Uncensorable. Permissionless. Democratic. 100% Availability (Ethereum has 100% uptime for 7 years). No $GME rug pulls like what we saw earlier this year. No Great Financial Crisis due to opaque liabilities (everything is traceable, auditable, open source, solvent, collateralized). Non-custodial. Yield generation. Programmable capital management.

It provides superior capital access and coordination mechanisms for not just first world humans, who also see a benefit, but for all of internet-connected humanity. It provides access to a $2.4 trillion and rapidly growing economy.

If you are a business and you need money in crypto and you don't live in a hostile jurisdiction like North Korea, Iran, or the United States, you can raise money on-chain. You can create a token with any emissions schedule, staking mechanics, profit sharing mechanisms, on-chain royalties, or whatever you can imagine as a programmer. And even if you're not a programmer, you can lean on tools that help to do that.

> No $GME rug pulls like what we saw earlier this year.

Not true. https://en.wikipedia.org/wiki/Ethereum#The_DAO_event

Just like $GME, we have a handful of well-connected actors overriding the rules that typically govern the system, in response to a valid but unusual outcome that they don't like personally.

The Ethereum DAO event wasn't a rug pull. It was a bug.

There was a fork, which is a wonderful feature of blockchains. The original fork with the DAO hack still in place still exists: https://ethereumclassic.org/

Use that if you like. But clearly the community as a whole decided to repair the damage and move on. A fork like that would be too costly to pull off today. In addition, the maturity and growth of audit firms such as OpenZeppelin, have led to more secure DAOs, etc.

But by all means, use ETC if purism matters to you. Crypto is a free, open source movement.

$GME wasn't a rug pull. It was a market maker making a market.

There was a suspension of buys, which is a wonderful feature of retail brokerages. The security is still purchasable today, so no one was permanently harmed.

Clearly, the industry as a whole decided to repair the damage done by retail investors and move on. A naked short like that would be too costly to pull off today.
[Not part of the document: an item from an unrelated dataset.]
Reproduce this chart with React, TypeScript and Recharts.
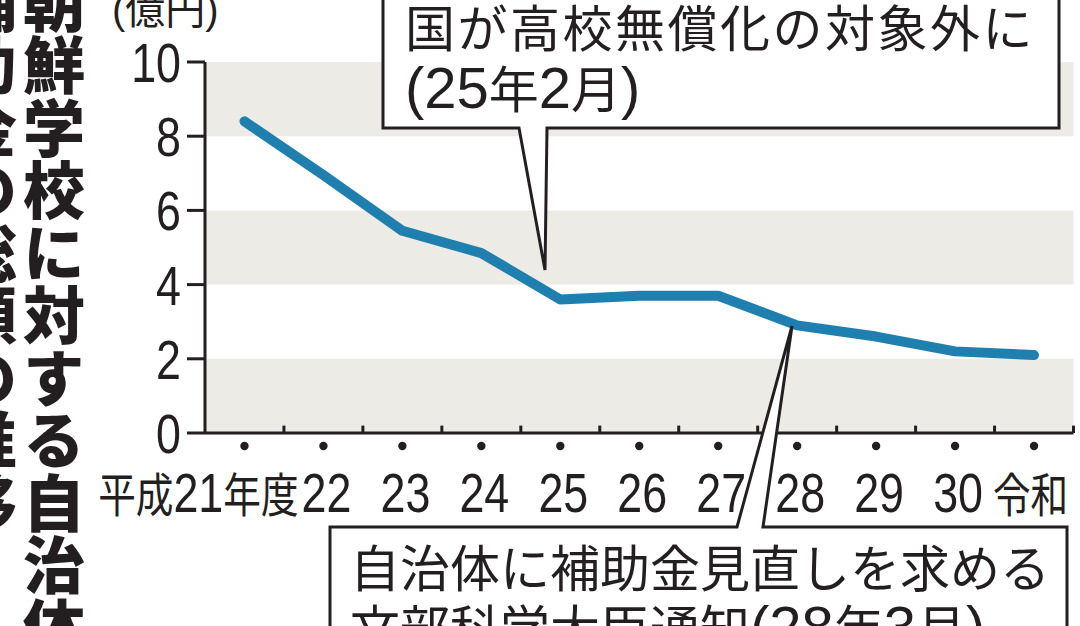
import React from 'react';
import { LineChart, Line, XAxis, YAxis, ReferenceArea, ReferenceLine } from 'recharts';

const INK = '#231f20';
const LINE = '#1f7fae';
const BAND = '#ecebe5';
const LATIN = "'Liberation Sans', Arial, sans-serif";
const CJK = "'Noto Sans CJK JP', sans-serif";

// 年度
const categories = ['平成21年度', '22', '23', '24', '25', '26', '27', '28', '29', '30', '令和'];
// 補助金の総額（億円）
const amounts = [8.4, 6.95, 5.45, 4.85, 3.6, 3.7, 3.7, 2.9, 2.6, 2.2, 2.1];
const yTicks = [0, 2, 4, 6, 8, 10];
const bands: [number, number][] = [[0, 2], [4, 6], [8, 10]];

const data = categories.map((name, i) => ({ idx: i, name, value: amounts[i] }));

// 数字・括弧は欧文フォント、それ以外は和文フォントで描く
function runs(text: string, cjk: number, latin: number) {
  const parts = text.match(/[0-9()]+|[^0-9()]+/g) || [];
  return parts.map((p, i) =>
    /[0-9()]/.test(p) ? (
      <tspan key={i} fontFamily={LATIN} fontSize={latin}>{p}</tspan>
    ) : (
      <tspan key={i} fontFamily={CJK} fontSize={cjk}>{p}</tspan>
    )
  );
}

function XTick(props: any) {
  const { x, y, payload } = props;
  const i = payload.value;
  const label = categories[i];
  if (label === undefined) return <g />;
  let anchor = 'middle';
  let dx = 3;
  if (i === 0) {
    anchor = 'end';
    dx = 54;
  } else if (i === categories.length - 1) {
    anchor = 'start';
    dx = -41;
  }
  return (
    <g>
      <circle cx={x} cy={y + 13} r={4.2} fill={INK} />
      <g transform={`translate(${x + dx},${y + 79}) scale(0.8,1)`}>
        <text textAnchor={anchor} fill={INK}>{runs(label, 47, 56)}</text>
      </g>
    </g>
  );
}

function YTick(props: any) {
  const { x, y, payload } = props;
  return (
    <g transform={`translate(${x},${y + 20}) scale(0.8,1)`}>
      <text textAnchor="end" fill={INK} fontFamily={LATIN} fontSize={56}>
        {payload.value}
      </text>
    </g>
  );
}

function Callouts() {
  const box1 = 'M383,-10 L383,128 L519,128 L545,270 L547,128 L1059,128 L1059,-10';
  const box2 = 'M330,640 L330,527 L737,527 L792,326 L763,527 L1067,527 L1067,640';
  return (
    <svg
      width={1080}
      height={626}
      style={{ position: 'absolute', left: 0, top: 0, pointerEvents: 'none' }}
    >
      <path d={box1} fill="#fff" stroke={INK} strokeWidth={3} strokeLinejoin="miter" />
      <path d={box2} fill="#fff" stroke={INK} strokeWidth={3} strokeLinejoin="miter" />
      <text x={405} y={47} fill={INK} letterSpacing={2.5}>
        {runs('国が高校無償化の対象外に', 50, 58)}
      </text>
      <text x={405} y={108} fill={INK}>
        {runs('(25年2月)', 50, 58)}
      </text>
      <text x={350} y={587} fill={INK}>
        {runs('自治体に補助金見直しを求める', 50, 58)}
      </text>
      <text x={350} y={647} fill={INK}>
        {runs('文部科学大臣通知(28年3月)', 50, 58)}
      </text>
      <text x={112} y={24} fill={INK}>
        {runs('(億円)', 40, 40)}
      </text>
    </svg>
  );
}

export default function App() {
  return (
    <div
      style={{
        position: 'absolute',
        left: 0,
        top: 0,
        width: 1080,
        height: 626,
        overflow: 'hidden',
        background: '#fff',
      }}
    >
      <LineChart
        width={1080}
        height={626}
        data={data}
        margin={{ top: 62, right: 6.5, bottom: 133, left: 0 }}
      >
        {bands.map(([a, b]) => (
          <ReferenceArea key={a} y1={a} y2={b} fill={BAND} fillOpacity={1} stroke="none" />
        ))}
        <XAxis
          dataKey="idx"
          type="number"
          domain={[-0.5, categories.length - 0.5]}
          ticks={categories.map((_, i) => i)}
          interval={0}
          height={60}
          tickSize={0}
          tickMargin={0}
          tickLine={false}
          axisLine={{ stroke: INK, strokeWidth: 3 }}
          tick={(p: any) => <XTick {...p} />}
        />
        <YAxis
          domain={[0, 10]}
          ticks={yTicks}
          interval={0}
          width={205}
          tickSize={18}
          tickMargin={6}
          tickLine={{ stroke: INK, strokeWidth: 3 }}
          axisLine={{ stroke: INK, strokeWidth: 3 }}
          tick={(p: any) => <YTick {...p} />}
        />
        {categories.map((_, i) => (
          <ReferenceLine
            key={`b${i}`}
            segment={[
              { x: i + 0.5, y: 0 },
              { x: i + 0.5, y: 0.2 },
            ]}
            stroke={INK}
            strokeWidth={3}
          />
        ))}
        <Line
          type="linear"
          dataKey="value"
          stroke={LINE}
          strokeWidth={10}
          strokeLinecap="round"
          strokeLinejoin="round"
          dot={false}
          activeDot={false}
          isAnimationActive={false}
        />
      </LineChart>
      <Callouts />
      <div
        style={{
          position: 'absolute',
          left: -48,
          top: -28,
          width: 136,
          height: 720,
          writingMode: 'vertical-rl',
          whiteSpace: 'pre',
          fontFamily: CJK,
          fontWeight: 900,
          fontSize: 62,
          lineHeight: '68px',
          letterSpacing: '0.5px',
          color: INK,
        }}
      >
        {'朝鮮学校に対する自治体\n補助金の総額の推移'}
      </div>
    </div>
  );
}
In addition, many investors have learned from the experience.

But by all means, reject the comparison.

All of those are true only if you stay on-chain, once you touch the real world things get much messier. Coinbase had outages. The number of coins in your account is safe, but their buying power is fluctuating much more than any old-school securities. Instead of "opaque liabilities" you have bugs in the contract. And the currencies are only solvent as long as there are buyers and media interest.

Also, I couldn't help to notice that you have ignored my questions -- how will the non-blockchain businesses use it? If a bakery needs some money to get a new bread machine because old one broke, do you really expect them to create a new token and adverize it all over the internet?

Quick answer to a possibly rhetorical question: You cannot get money from these lenders as a business, unless you have already created a crypto token as part of it.